**THE TASK:** Copy every line that mentions the word "matplotlib".

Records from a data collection

◇ ◇ ◇ ◇ ◇ ◇ ◇

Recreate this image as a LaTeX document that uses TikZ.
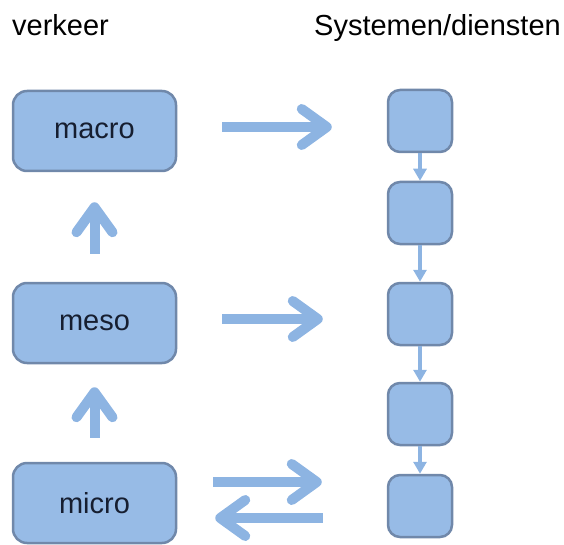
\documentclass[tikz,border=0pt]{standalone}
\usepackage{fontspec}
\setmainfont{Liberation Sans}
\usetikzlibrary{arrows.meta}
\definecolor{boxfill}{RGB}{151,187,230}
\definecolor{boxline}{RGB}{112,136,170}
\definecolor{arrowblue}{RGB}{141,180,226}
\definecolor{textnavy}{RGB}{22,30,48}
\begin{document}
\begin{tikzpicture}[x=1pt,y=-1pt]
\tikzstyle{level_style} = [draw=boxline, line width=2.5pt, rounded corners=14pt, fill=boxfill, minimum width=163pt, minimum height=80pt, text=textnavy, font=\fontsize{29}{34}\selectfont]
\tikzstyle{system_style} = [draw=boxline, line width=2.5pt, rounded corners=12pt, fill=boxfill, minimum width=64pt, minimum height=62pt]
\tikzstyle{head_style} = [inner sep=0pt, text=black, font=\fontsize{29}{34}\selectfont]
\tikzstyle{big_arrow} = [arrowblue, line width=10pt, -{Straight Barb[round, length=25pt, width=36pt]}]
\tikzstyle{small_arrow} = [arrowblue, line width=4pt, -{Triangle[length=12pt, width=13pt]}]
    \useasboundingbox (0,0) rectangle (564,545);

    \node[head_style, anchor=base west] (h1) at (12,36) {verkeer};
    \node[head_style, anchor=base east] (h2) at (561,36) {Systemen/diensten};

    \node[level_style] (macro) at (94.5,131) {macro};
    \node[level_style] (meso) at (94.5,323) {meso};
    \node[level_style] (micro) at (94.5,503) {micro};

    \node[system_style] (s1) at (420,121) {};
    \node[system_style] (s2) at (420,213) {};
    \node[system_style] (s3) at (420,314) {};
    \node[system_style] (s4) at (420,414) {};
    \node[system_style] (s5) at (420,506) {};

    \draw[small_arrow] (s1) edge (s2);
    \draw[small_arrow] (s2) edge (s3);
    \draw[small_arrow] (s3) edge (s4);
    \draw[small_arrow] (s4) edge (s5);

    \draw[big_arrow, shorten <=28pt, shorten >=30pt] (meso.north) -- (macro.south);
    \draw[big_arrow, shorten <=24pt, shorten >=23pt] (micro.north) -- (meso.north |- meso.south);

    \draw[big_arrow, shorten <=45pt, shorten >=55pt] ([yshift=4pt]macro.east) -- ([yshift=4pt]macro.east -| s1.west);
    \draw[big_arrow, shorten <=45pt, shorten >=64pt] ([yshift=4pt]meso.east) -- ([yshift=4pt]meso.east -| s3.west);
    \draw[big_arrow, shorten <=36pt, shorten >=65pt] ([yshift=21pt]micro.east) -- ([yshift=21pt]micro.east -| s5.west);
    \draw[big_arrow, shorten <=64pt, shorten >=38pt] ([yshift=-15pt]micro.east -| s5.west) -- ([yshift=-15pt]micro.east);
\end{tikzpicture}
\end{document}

◇ ◇ ◇ ◇ ◇ ◇ ◇

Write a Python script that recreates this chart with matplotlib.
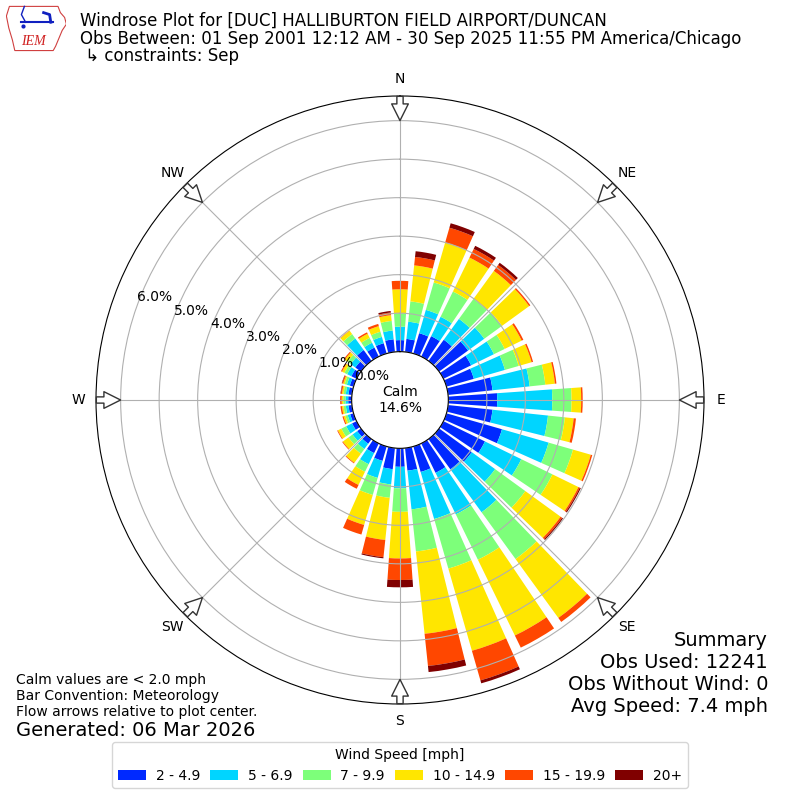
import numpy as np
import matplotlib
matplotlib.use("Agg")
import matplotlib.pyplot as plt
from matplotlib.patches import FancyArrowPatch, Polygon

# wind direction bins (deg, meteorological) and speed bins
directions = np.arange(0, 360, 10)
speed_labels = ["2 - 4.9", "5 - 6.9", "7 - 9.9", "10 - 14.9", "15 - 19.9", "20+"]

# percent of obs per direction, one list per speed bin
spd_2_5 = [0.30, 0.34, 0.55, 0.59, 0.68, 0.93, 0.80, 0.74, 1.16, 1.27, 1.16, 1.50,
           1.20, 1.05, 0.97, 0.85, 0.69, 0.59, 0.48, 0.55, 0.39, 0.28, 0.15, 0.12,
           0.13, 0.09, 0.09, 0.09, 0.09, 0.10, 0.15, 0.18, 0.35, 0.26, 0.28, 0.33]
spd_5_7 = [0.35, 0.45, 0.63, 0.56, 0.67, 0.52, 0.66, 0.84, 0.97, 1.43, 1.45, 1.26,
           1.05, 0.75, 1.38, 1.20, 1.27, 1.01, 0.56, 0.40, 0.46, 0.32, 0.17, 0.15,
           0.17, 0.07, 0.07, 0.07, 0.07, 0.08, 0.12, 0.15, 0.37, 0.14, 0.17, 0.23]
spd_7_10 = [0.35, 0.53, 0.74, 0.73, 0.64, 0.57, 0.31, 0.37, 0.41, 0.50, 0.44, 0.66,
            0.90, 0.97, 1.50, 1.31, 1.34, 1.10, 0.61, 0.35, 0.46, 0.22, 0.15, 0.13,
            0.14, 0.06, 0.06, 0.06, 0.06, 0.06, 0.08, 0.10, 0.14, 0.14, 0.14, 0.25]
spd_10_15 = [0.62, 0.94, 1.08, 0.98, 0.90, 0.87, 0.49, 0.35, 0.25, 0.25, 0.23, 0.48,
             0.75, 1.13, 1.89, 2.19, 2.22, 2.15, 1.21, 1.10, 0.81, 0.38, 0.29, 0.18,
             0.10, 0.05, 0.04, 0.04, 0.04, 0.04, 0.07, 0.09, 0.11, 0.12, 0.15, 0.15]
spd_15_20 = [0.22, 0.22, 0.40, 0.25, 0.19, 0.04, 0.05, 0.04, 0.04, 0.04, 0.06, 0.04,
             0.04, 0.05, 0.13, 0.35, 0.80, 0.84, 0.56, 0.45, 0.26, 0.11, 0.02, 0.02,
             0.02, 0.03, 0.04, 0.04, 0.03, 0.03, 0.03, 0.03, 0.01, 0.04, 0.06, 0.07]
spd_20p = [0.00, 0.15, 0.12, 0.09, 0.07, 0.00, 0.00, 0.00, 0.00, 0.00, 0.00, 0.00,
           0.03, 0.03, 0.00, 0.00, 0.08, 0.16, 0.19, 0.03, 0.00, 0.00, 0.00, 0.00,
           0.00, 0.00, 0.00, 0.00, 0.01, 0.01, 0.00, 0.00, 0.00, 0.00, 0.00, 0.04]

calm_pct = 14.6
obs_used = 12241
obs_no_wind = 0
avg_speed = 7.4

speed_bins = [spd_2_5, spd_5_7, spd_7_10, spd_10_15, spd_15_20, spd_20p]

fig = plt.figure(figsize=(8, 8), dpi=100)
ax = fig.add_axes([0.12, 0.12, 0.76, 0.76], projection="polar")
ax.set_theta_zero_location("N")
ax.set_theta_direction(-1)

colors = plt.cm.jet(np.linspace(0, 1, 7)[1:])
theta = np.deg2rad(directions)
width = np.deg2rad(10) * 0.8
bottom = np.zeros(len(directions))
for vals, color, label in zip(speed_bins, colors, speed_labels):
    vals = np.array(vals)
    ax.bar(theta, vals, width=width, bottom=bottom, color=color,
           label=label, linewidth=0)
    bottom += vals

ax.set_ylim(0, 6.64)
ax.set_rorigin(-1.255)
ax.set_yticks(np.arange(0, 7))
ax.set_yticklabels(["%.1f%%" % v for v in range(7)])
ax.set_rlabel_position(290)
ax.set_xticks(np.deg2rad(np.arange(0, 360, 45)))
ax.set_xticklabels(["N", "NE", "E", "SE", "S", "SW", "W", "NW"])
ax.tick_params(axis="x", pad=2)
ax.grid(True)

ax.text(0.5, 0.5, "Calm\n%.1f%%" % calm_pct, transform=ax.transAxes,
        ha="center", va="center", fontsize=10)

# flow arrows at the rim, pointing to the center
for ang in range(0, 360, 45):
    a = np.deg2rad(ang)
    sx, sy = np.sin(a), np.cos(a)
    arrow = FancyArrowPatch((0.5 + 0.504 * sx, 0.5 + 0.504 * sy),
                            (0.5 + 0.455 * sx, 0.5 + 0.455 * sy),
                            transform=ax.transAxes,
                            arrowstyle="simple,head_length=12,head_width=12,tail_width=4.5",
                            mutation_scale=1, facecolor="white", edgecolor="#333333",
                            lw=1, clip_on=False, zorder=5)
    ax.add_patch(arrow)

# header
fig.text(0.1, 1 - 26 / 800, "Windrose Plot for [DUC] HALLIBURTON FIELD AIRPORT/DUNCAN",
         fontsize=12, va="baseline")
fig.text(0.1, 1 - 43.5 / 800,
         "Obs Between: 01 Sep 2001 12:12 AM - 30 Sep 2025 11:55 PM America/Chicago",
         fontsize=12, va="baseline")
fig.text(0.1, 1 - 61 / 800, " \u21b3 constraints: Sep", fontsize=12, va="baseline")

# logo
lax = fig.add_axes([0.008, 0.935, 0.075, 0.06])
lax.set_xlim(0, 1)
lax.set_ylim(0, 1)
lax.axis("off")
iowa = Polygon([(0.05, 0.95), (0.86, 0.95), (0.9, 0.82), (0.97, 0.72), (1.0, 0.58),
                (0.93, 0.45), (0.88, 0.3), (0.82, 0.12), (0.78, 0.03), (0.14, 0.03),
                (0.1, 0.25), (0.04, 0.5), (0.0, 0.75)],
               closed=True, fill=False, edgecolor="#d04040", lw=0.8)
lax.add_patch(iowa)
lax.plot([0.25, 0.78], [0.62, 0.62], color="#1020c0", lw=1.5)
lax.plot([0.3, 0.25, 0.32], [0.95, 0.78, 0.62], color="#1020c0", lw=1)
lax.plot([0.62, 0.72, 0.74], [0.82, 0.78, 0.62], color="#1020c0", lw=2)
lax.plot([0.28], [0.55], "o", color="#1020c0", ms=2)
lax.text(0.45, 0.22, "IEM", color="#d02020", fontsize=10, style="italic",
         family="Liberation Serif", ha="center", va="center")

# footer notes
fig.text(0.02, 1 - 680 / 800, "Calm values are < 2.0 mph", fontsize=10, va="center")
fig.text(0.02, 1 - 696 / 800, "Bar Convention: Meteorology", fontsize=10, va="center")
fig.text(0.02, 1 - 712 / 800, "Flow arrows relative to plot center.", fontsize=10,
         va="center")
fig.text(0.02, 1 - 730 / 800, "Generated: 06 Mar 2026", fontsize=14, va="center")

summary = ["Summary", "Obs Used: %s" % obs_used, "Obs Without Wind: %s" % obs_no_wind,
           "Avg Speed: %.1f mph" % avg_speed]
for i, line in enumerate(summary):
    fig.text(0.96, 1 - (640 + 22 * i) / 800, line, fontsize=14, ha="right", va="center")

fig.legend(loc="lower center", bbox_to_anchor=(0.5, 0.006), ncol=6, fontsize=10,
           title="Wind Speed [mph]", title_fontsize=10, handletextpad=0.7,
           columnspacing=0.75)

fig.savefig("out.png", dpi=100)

◇ ◇ ◇ ◇ ◇ ◇ ◇

**PROBLEM SOLUTION:**
Write a Python script that recreates this chart with matplotlib.
import matplotlib
matplotlib.use("Agg")
import matplotlib.pyplot as plt
from matplotlib.patches import FancyArrowPatch, Polygon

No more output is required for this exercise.